Yes, polarization is a fact in modern American politics, and it's going up, not down. It used to be that the lowest a losing Presidential candidate in a landslide could go was high 30s to 40 percent, and that a 60-40 percent magnitude landslide happened relatively often: five times between 1932 and 1984. However, since 1984, we haven't had anywhere close to that kind of landslide: the margins have been (in percentage points) 6, 6, 8, 0 and 3. Instead of a national swing vote of about 20 percent, we're now seeing a swing vote of consistently less than 10, and in national congressional numbers as well as presidential races. The number of ticket splitters has also been trending lower for at least a decade.

All of this is making base voter mobilization more important than ever for the Democratic Party. Heavily Democratic demographic groups- African-Americans, (usually) Hispanics, (lately) young voters, unmarried women, labor union members, Jewish voters, gays and lesbians- can all be registered and turned out in far bigger numbers than they currently vote. But it takes the Democratic Party and non-profit groups spending serious money on it (which, yes, means less money for TV ads), and it takes candidates who will speak passionately to the issues that base voters care about.

Does all this mean swing voters or "playing to the center" doesn't matter anymore? Well, this is one place I do disagree with some of my fellow progressives. I've been sick of the debate between turning out the base vs. appealing to the swing for a long time. The campaigns that win are the ones that do both, and do them both well. Eight to ten percent of swing voters may represent half the number of swing voters than there were 25 years ago, but they are still crucial to deciding close elections. 2004 was a classic example: between non-profit groups, 527s, and the party committees, far more money was raised to run voter registration and get-out-the-vote of all the demographic groups listed above than had ever been raised before, probably more than five times as much. And it worked in terms of dramatically increasing the Democratic vote. But Republicans still won the presidency and congressional elections, both because they did an equally good turnout job and because they got to those crucial swing voters.

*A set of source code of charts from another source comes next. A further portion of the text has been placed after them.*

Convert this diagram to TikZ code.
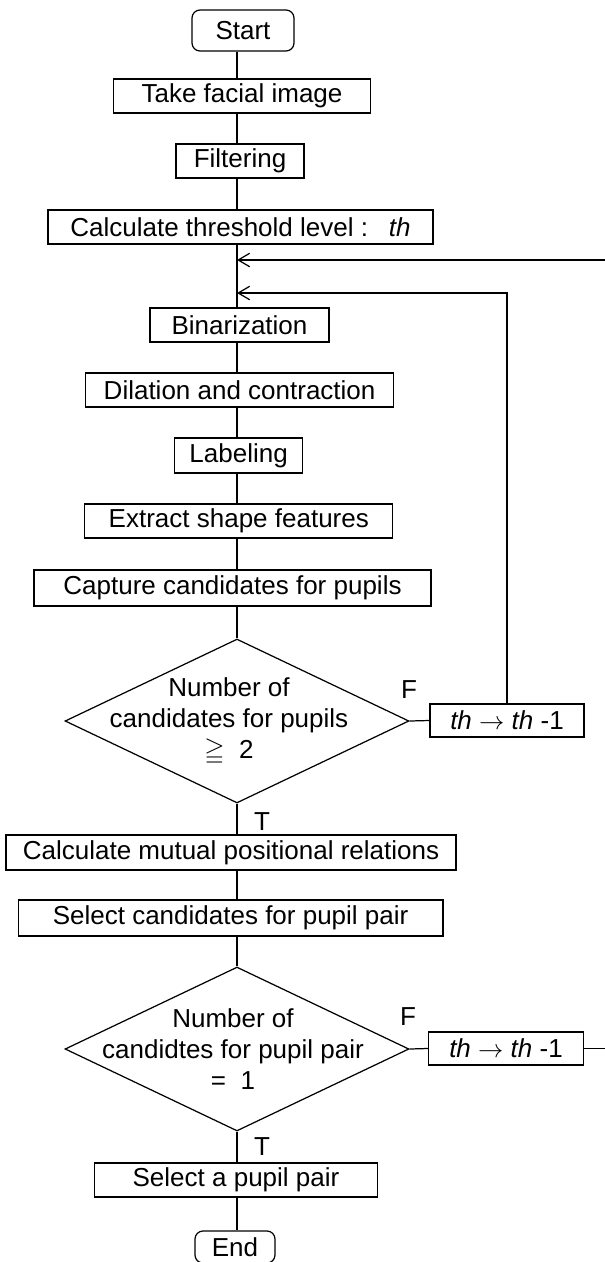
\documentclass[tikz,border=0pt]{standalone}
\usepackage{amsmath,amssymb}
\usepackage{fontspec}
\setmainfont{Liberation Sans}
\usetikzlibrary{shapes.geometric, arrows.meta, positioning, calc}

\begin{document}
\begin{tikzpicture}[
    x=0.02cm, y=-0.02cm,
    line width=0.7pt,
    every node/.style={font=\fontsize{14.8}{17.6}\selectfont},
    block/.style={rectangle, draw, inner sep=0pt, minimum height=0.68cm},
    term/.style={rectangle, draw, rounded corners=0.16cm, inner sep=0pt, minimum height=0.82cm},
    decision/.style={diamond, draw, inner sep=0pt, minimum width=6.88cm, minimum height=3.28cm},
    line/.style={draw},
    back/.style={draw, -{Straight Barb[length=2.3mm, width=2.7mm]}}
]
    \useasboundingbox (0,0) rectangle (605,1262);
    \clip (0,0) rectangle (605,1262);

    % Nodes
    \coordinate (axis) at (237,0);
    \node [term, minimum width=2.04cm] (start) at (243,30.5) {Start};
    \node [block, minimum width=5.14cm] (take) at (242,96) {Take facial image};
    \node [block, minimum width=2.56cm] (filter) at (240,161) {Filtering};
    \node [block, minimum width=7.7cm] (thresh) at (240.5,227) {Calculate threshold level :\hspace{0.8em}\textit{th}};
    \coordinate (joinA) at (237,260);
    \coordinate (joinB) at (237,293);
    \node [block, minimum width=3.58cm] (binar) at (239.5,325) {Binarization};
    \node [block, minimum width=6.16cm] (dilate) at (239.6,390) {Dilation and contraction};
    \node [block, minimum width=2.57cm, minimum height=0.7cm] (label) at (238.6,455.5) {Labeling};
    \node [block, minimum width=6.16cm] (extract) at (238.8,521) {Extract shape features};
    \node [block, minimum width=7.94cm, minimum height=0.72cm] (capture) at (232.5,588) {Capture candidates for pupils};
    \node [decision] (numpup) at (237,721) {};
    \node [align=center] (numpuptxt) at (229,721) {Number of\\candidates for pupils\\$\geqq$\ \ 2};
    \node [block, minimum width=3.08cm, minimum height=0.66cm] (thdecA) at (507,720.5) {\textit{th} $\rightarrow$ \textit{th} -1};
    \node (falseA) at (409,690) {F};
    \node (trueA) at (262,822) {T};
    \node [block, minimum width=9.0cm, minimum height=0.7cm] (mutual) at (231,852.5) {Calculate mutual positional relations};
    \node [block, minimum width=8.5cm, minimum height=0.72cm] (selcand) at (230.6,918) {Select candidates for pupil pair};
    \node [decision] (numpair) at (237,1049) {};
    \node [align=center] (numpairtxt) at (233,1049) {Number of\\candidtes for pupil pair\\=\ \ 1};
    \node [block, minimum width=3.1cm, minimum height=0.66cm] (thdecB) at (506,1048.5) {\textit{th} $\rightarrow$ \textit{th} -1};
    \node (falseB) at (408,1017) {F};
    \node (trueB) at (262,1147) {T};
    \node [block, minimum width=5.66cm] (selpair) at (236,1180) {Select a pupil pair};
    \node [term, minimum width=1.6cm, minimum height=0.64cm] (end) at (235,1247) {End};

    % Paths
    \foreach \a/\b in {start/take, take/filter, filter/thresh, binar/dilate, dilate/label,
                       label/extract, extract/capture, mutual/selcand, selpair/end}
        \path [line] (\a.south -| axis) -- (\b.north -| axis);
    \path [line] (thresh.south -| axis) -- (binar.north -| axis);
    \path [line] (capture.south -| axis) -- (numpup.north);
    \path [line] (numpup.south) -- (mutual.north -| numpup);
    \path [line] (selcand.south -| axis) -- (numpair.north);
    \path [line] (numpair.south) -- (selpair.north -| numpair);
    \path [line] (numpup.east) -- (thdecA.west);
    \path [line] (numpair.east) -- (thdecB.west);
    \path [back] (thdecA.north) |- (joinB);
    \path [back] (thdecB.east) -- ++(30,0) |- (joinA);
\end{tikzpicture}
\end{document}
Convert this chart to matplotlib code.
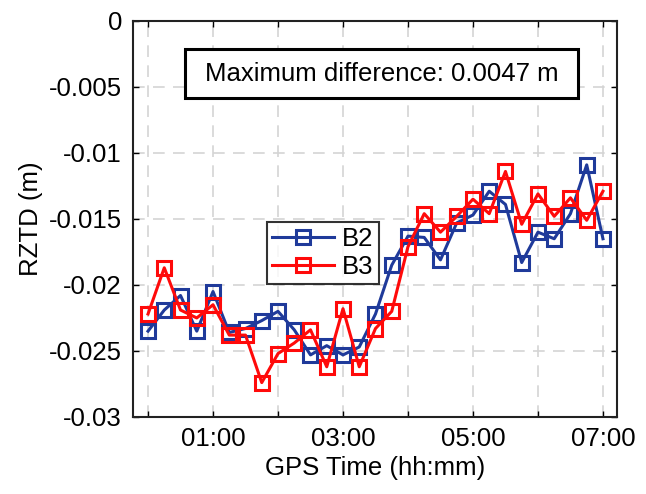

Having said all that, I don't buy for a minute the conventional wisdom, inside-the-belt-way crapola on how you appeal to swing voters. Lee Atwater nailed it 20 years ago when he said, "the swing vote in national elections is always populist in nature." Swing voters are not pro-big business, D.C. establishment, DLC style voters. They are middle-income voters who are worried about high taxes, economic change, declining moral values and terrorist threats. However, they are tired of being screwed over by energy and insurance companies and scared of many kinds of Republican extremism. Democrats win when they appeal to those voters, speaking language they can relate to and when they appeal to and turn out their base.